**RECORDED DATA:**
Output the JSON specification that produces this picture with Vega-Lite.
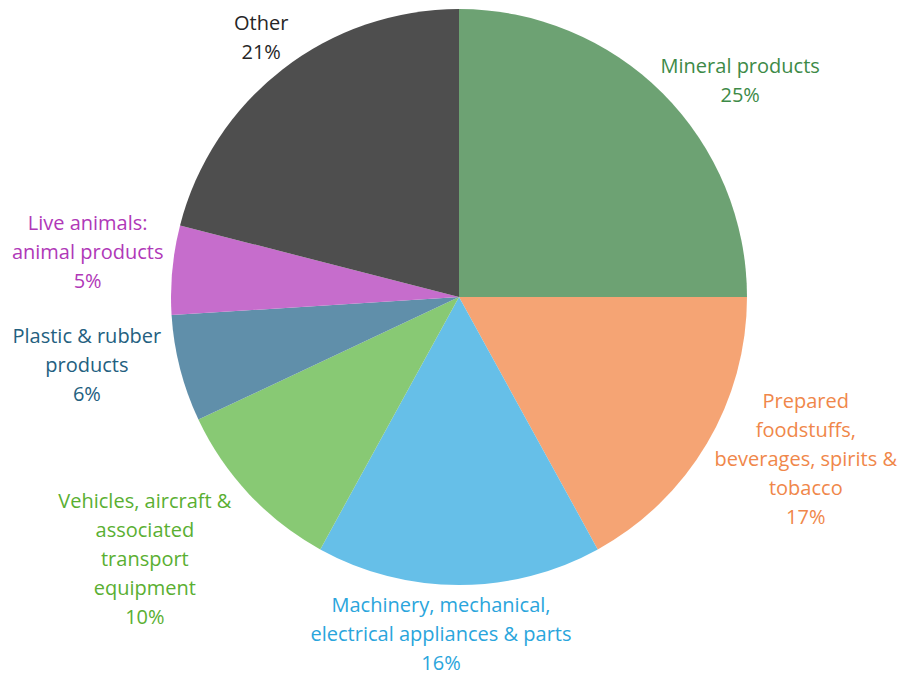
{
  "$schema": "https://vega.github.io/schema/vega-lite/v6.json",
  "autosize": {"type": "none"},
  "width": 888,
  "height": 594,
  "padding": {"left": 15, "top": 0, "right": 1, "bottom": 81},
  "background": "white",
  "config": {"view": {"stroke": null}, "text": {"font": "Open Sans", "fontSize": 20, "lineHeight": 29}},
  "data": {
    "values": [
      {"order": 1, "name": "Mineral products", "value": 25},
      {"order": 2, "name": "Prepared\nfoodstuffs,\nbeverages, spirits &\ntobacco", "value": 17},
      {"order": 3, "name": "Machinery, mechanical,\nelectrical appliances & parts", "value": 16},
      {"order": 4, "name": "Vehicles, aircraft &\nassociated\ntransport\nequipment", "value": 10},
      {"order": 5, "name": "Plastic & rubber\nproducts", "value": 6},
      {"order": 6, "name": "Live animals:\nanimal products", "value": 5},
      {"order": 7, "name": "Other", "value": 21}
    ]
  },
  "transform": [
    {"stack": "value", "groupby": [], "sort": [{"field": "order", "order": "ascending"}], "as": ["v0", "v1"]},
    {"calculate": "(datum.v0 + datum.v1) / 2", "as": "mid"},
    {"calculate": "datum.name + '\\n' + datum.value + '%'", "as": "label"}
  ],
  "layer": [
    {
      "mark": {"type": "arc", "radius": 288, "stroke": null},
      "encoding": {
        "theta": {"field": "v0", "type": "quantitative", "scale": {"domain": [0, 100]}},
        "theta2": {"field": "v1"},
        "color": {
          "field": "order", "type": "nominal", "legend": null,
          "scale": {"domain": [1, 2, 3, 4, 5, 6, 7], "range": ["#6DA273", "#F5A474", "#66BFE8", "#88C974", "#608FAA", "#C66DCC", "#4E4E4E"]}
        }
      }
    },
    {
      "transform": [{"filter": "datum.order == 1"}],
      "mark": {"type": "text", "radius": 351, "dx": 33, "dy": 18, "align": "center", "baseline": "middle", "lineBreak": "\n", "fill": "#3D8A47"},
      "encoding": {"theta": {"field": "mid", "type": "quantitative"}, "text": {"field": "label"}}
    },
    {
      "transform": [{"filter": "datum.order == 2"}],
      "mark": {"type": "text", "radius": 382, "dx": 18, "dy": -89, "align": "center", "baseline": "middle", "lineBreak": "\n", "fill": "#F0874A"},
      "encoding": {"theta": {"field": "mid", "type": "quantitative"}, "text": {"field": "label"}}
    },
    {
      "transform": [{"filter": "datum.order == 3"}],
      "mark": {"type": "text", "radius": 338, "dx": -18, "dy": -29, "align": "center", "baseline": "middle", "lineBreak": "\n", "fill": "#2AA5DC"},
      "encoding": {"theta": {"field": "mid", "type": "quantitative"}, "text": {"field": "label"}}
    },
    {
      "transform": [{"filter": "datum.order == 4"}],
      "mark": {"type": "text", "radius": 409, "dx": -16, "dy": -75, "align": "center", "baseline": "middle", "lineBreak": "\n", "fill": "#5AAF32"},
      "encoding": {"theta": {"field": "mid", "type": "quantitative"}, "text": {"field": "label"}}
    },
    {
      "transform": [{"filter": "datum.order == 5"}],
      "mark": {"type": "text", "radius": 378, "dx": -6, "dy": -54, "align": "center", "baseline": "middle", "lineBreak": "\n", "fill": "#236080"},
      "encoding": {"theta": {"field": "mid", "type": "quantitative"}, "text": {"field": "label"}}
    },
    {
      "transform": [{"filter": "datum.order == 6"}],
      "mark": {"type": "text", "radius": 374, "dx": 1, "dy": -38, "align": "center", "baseline": "middle", "lineBreak": "\n", "fill": "#B038B8"},
      "encoding": {"theta": {"field": "mid", "type": "quantitative"}, "text": {"field": "label"}}
    },
    {
      "transform": [{"filter": "datum.order == 7"}],
      "mark": {"type": "text", "radius": 326, "dx": 2, "dy": -15, "align": "center", "baseline": "middle", "lineBreak": "\n", "fill": "#262626"},
      "encoding": {"theta": {"field": "mid", "type": "quantitative"}, "text": {"field": "label"}}
    }
  ]
}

**CHALLENGE:** Omit the pictures and output all of the other material exactly.

**FINISHED TASK:**
Output the JSON specification that produces this picture with Vega-Lite.
{
  "$schema": "https://vega.github.io/schema/vega-lite/v6.json",
  "autosize": {"type": "none"},
  "width": 888,
  "height": 594,
  "padding": {"left": 15, "top": 0, "right": 1, "bottom": 81},
  "background": "white",
  "config": {"view": {"stroke": null}, "text": {"font": "Open Sans", "fontSize": 20, "lineHeight": 29}},
  "data": {
    "values": [
      {"order": 1, "name": "Mineral products", "value": 25},
      {"order": 2, "name": "Prepared\nfoodstuffs,\nbeverages, spirits &\ntobacco", "value": 17},
      {"order": 3, "name": "Machinery, mechanical,\nelectrical appliances & parts", "value": 16},
      {"order": 4, "name": "Vehicles, aircraft &\nassociated\ntransport\nequipment", "value": 10},
      {"order": 5, "name": "Plastic & rubber\nproducts", "value": 6},
      {"order": 6, "name": "Live animals:\nanimal products", "value": 5},
      {"order": 7, "name": "Other", "value": 21}
    ]
  },
  "transform": [
    {"stack": "value", "groupby": [], "sort": [{"field": "order", "order": "ascending"}], "as": ["v0", "v1"]},
    {"calculate": "(datum.v0 + datum.v1) / 2", "as": "mid"},
    {"calculate": "datum.name + '\\n' + datum.value + '%'", "as": "label"}
  ],
  "layer": [
    {
      "mark": {"type": "arc", "radius": 288, "stroke": null},
      "encoding": {
        "theta": {"field": "v0", "type": "quantitative", "scale": {"domain": [0, 100]}},
        "theta2": {"field": "v1"},
        "color": {
          "field": "order", "type": "nominal", "legend": null,
          "scale": {"domain": [1, 2, 3, 4, 5, 6, 7], "range": ["#6DA273", "#F5A474", "#66BFE8", "#88C974", "#608FAA", "#C66DCC", "#4E4E4E"]}
        }
      }
    },
    {
      "transform": [{"filter": "datum.order == 1"}],
      "mark": {"type": "text", "radius": 351, "dx": 33, "dy": 18, "align": "center", "baseline": "middle", "lineBreak": "\n", "fill": "#3D8A47"},
      "encoding": {"theta": {"field": "mid", "type": "quantitative"}, "text": {"field": "label"}}
    },
    {
      "transform": [{"filter": "datum.order == 2"}],
      "mark": {"type": "text", "radius": 382, "dx": 18, "dy": -89, "align": "center", "baseline": "middle", "lineBreak": "\n", "fill": "#F0874A"},
      "encoding": {"theta": {"field": "mid", "type": "quantitative"}, "text": {"field": "label"}}
    },
    {
      "transform": [{"filter": "datum.order == 3"}],
      "mark": {"type": "text", "radius": 338, "dx": -18, "dy": -29, "align": "center", "baseline": "middle", "lineBreak": "\n", "fill": "#2AA5DC"},
      "encoding": {"theta": {"field": "mid", "type": "quantitative"}, "text": {"field": "label"}}
    },
    {
      "transform": [{"filter": "datum.order == 4"}],
      "mark": {"type": "text", "radius": 409, "dx": -16, "dy": -75, "align": "center", "baseline": "middle", "lineBreak": "\n", "fill": "#5AAF32"},
      "encoding": {"theta": {"field": "mid", "type": "quantitative"}, "text": {"field": "label"}}
    },
    {
      "transform": [{"filter": "datum.order == 5"}],
      "mark": {"type": "text", "radius": 378, "dx": -6, "dy": -54, "align": "center", "baseline": "middle", "lineBreak": "\n", "fill": "#236080"},
      "encoding": {"theta": {"field": "mid", "type": "quantitative"}, "text": {"field": "label"}}
    },
    {
      "transform": [{"filter": "datum.order == 6"}],
      "mark": {"type": "text", "radius": 374, "dx": 1, "dy": -38, "align": "center", "baseline": "middle", "lineBreak": "\n", "fill": "#B038B8"},
      "encoding": {"theta": {"field": "mid", "type": "quantitative"}, "text": {"field": "label"}}
    },
    {
      "transform": [{"filter": "datum.order == 7"}],
      "mark": {"type": "text", "radius": 326, "dx": 2, "dy": -15, "align": "center", "baseline": "middle", "lineBreak": "\n", "fill": "#262626"},
      "encoding": {"theta": {"field": "mid", "type": "quantitative"}, "text": {"field": "label"}}
    }
  ]
}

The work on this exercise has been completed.